Governor JB Pritzker signed historic legislation Monday that would ban libraries from banning books.
The law is the first of its kind in the nation, and would cut off funding to any libraries that remove books currently on the shelf.
The law was pushed by Secretary of State Alexi Giannoulias, who is also the state's librarian, and is a response to the backlash in many local school districts against controversial books, particularly some championed by the LBGTQ community.
"Book bans are about censorship, marginalizing people, marginalizing ideas and facts. Regimes ban books, not democracies," Pritzker said.
According to the American Library Association, there were 67 attempts to ban books in Illinois in 2022, up from 41 attempts in 2021.
House Bill 2789 declares it to be the policy of Illinois to "encourage and protect the freedom of libraries and library systems to acquire materials without external limitation and to be protected against attempts to ban, remove, or otherwise restrict access to books or other materials."
It also requires that, as a condition for being eligible for state grants, libraries and library systems must adopt either the American Library Association's Library Bill of Rights or some other written statement prohibiting the practice of banning books or other materials.
One of the books that frequently came under attack was "Gender Queer," a book which contains graphic sexual drawings. It was the source of vocal debates at numerous school districts in Northern Illinois, including in Downers Grove.

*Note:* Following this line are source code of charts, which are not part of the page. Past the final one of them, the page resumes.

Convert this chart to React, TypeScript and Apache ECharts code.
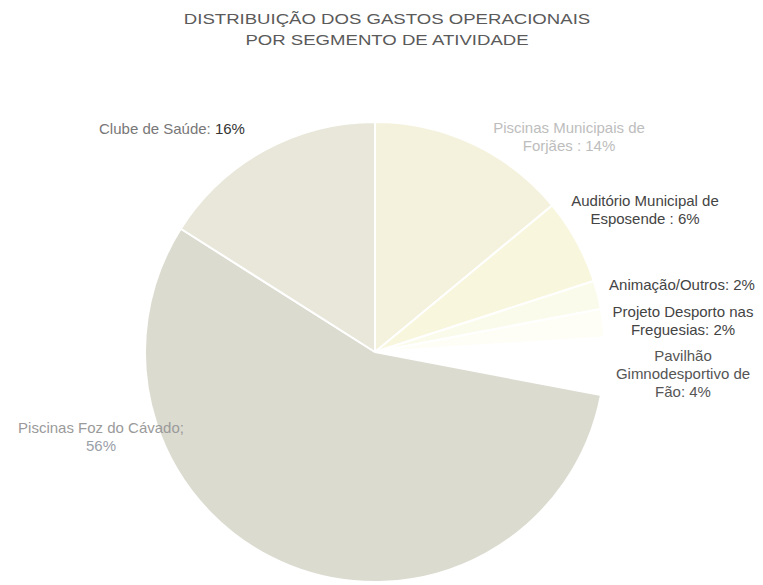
import React, { useEffect, useRef } from "react";
import * as echarts from "echarts";

const titleLines = ["DISTRIBUIÇÃO DOS GASTOS OPERACIONAIS", "POR SEGMENTO DE ATIVIDADE"];

const segments = [
  "Piscinas Municipais de Forjães",
  "Auditório Municipal de Esposende",
  "Animação/Outros",
  "Projeto Desporto nas Freguesias",
  "Pavilhão Gimnodesportivo de Fão",
  "Piscinas Foz do Cávado",
  "Clube de Saúde",
];
const shares = [14, 6, 2, 2, 4, 56, 16];
const labelTexts = [
  "Piscinas Municipais de\nForjães : 14%",
  "Auditório Municipal de\nEsposende : 6%",
  "Animação/Outros: 2%",
  "Projeto Desporto nas\nFreguesias: 2%",
  "Pavilhão\nGimnodesportivo de\nFão: 4%",
  "Piscinas Foz do Cávado;\n{g|56%}",
  "Clube de Saúde: {b|16%}",
];

const sliceColors = ["#f4f2dc", "#f8f6dd", "#fbfbec", "#fefef7", "#ffffff", "#dcdbd0", "#e8e7da"];
const labelColors = ["#bdbdbd", "#444444", "#444444", "#444444", "#555555", "#9a9a9a", "#777777"];
const labelCenters: [number, number][] = [
  [569, 136],
  [645, 209],
  [682, 284],
  [683, 320],
  [683, 373],
  [101, 436],
  [172, 128],
];

export default function App() {
  const ref = useRef<HTMLDivElement>(null);
  useEffect(() => {
    if (!ref.current) return;
    const chart = echarts.init(ref.current, null, { renderer: "svg" });
    const font = "'Liberation Sans', Arial, sans-serif";
    chart.setOption({
      animation: false,
      backgroundColor: "#ffffff",
      graphic: titleLines.map((t, i) => ({
        type: "text",
        x: 387,
        y: 19 + i * 21,
        scaleX: 1.24,
        style: {
          text: t,
          x: 0,
          y: 0,
          textAlign: "center",
          textVerticalAlign: "middle",
          font: `15px ${font}`,
          fill: "#5a5a5a",
        },
      })),
      series: [
        {
          type: "pie",
          center: [375, 352],
          radius: 230,
          startAngle: 90,
          clockwise: true,
          avoidLabelOverlap: false,
          itemStyle: { borderColor: "#ffffff", borderWidth: 2 },
          labelLine: { show: false },
          labelLayout: (p: any) => ({
            x: labelCenters[p.dataIndex][0],
            y: labelCenters[p.dataIndex][1],
            align: "center",
            verticalAlign: "middle",
          }),
          emphasis: { disabled: true },
          data: segments.map((name, i) => ({
            name,
            value: shares[i],
            itemStyle: { color: sliceColors[i] },
            label: {
              show: true,
              position: "outside",
              formatter: labelTexts[i],
              color: labelColors[i],
              fontFamily: font,
              fontSize: 15,
              lineHeight: 18,
              align: "center",
              rich: {
                b: { color: "#333333", fontFamily: font, fontSize: 15, lineHeight: 18 },
                g: { color: "#9aa0a8", fontFamily: font, fontSize: 15, lineHeight: 18 },
              },
            },
          })),
        },
      ],
    });
    return () => chart.dispose();
  }, []);
  return (
    <div
      ref={ref}
      style={{ position: "fixed", left: 0, top: 0, width: 763, height: 585 }}
    />
  );
}
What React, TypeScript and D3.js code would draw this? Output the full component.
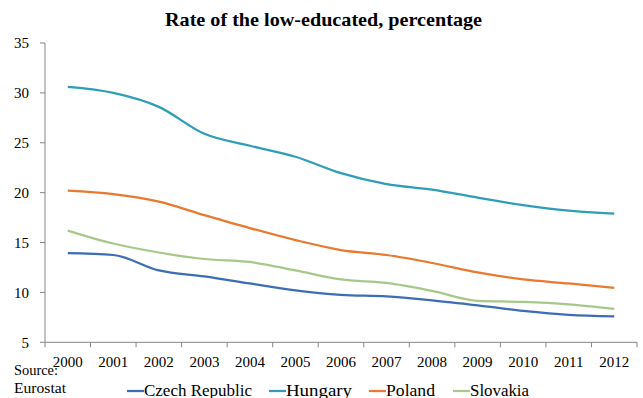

"They call us book banners, but we're not banning books. We want to ban pornographic books. Heterosexual or homosexual it doesn't belong in the school," said Terry Newsome, one parents who helped lead the charge against "Gender Queer" in Downers Grove.
But supporters said this is about allowing access to diverse voices and ideas, and First Amendment rights.
"Parents and only parents have the right and responsibility to restrict their children and only their children's access to library resources," said Secretary Giannoulias.
"Those pushing book banning say they are doing it to protect people. Well that's just not true. Book banning is most frequently used to silence the voices of the LGBTQ+ community as well as people of color," said State rep. Anne Stava Murray (D-Downers Grove).
Supporters of the new law said book bans at times have also targeted classics like "To Kill A Mockingbird," and restricting access is wrong if it's driven by ideologies. Opponents of the ban on bans accused the governor of pushing an agenda about politics, not democracy.
"We object to gender influencing, indoctrination of our kids toward anti-racism and leftist agendas. We're objecting to those things yet Governor Pritzker keeps taking more and more steps to extinguish parental rights," said Laura Hois, co-chair of the Awake Illinois Downers Grove chapter.
Last year the state gave out $62 million in grants to libraries across Illinois. Those that don't adhere to the standards set by the American Library Association for what's on their shelves would not be eligible for any money.
The law goes into effect on January 1, 2024.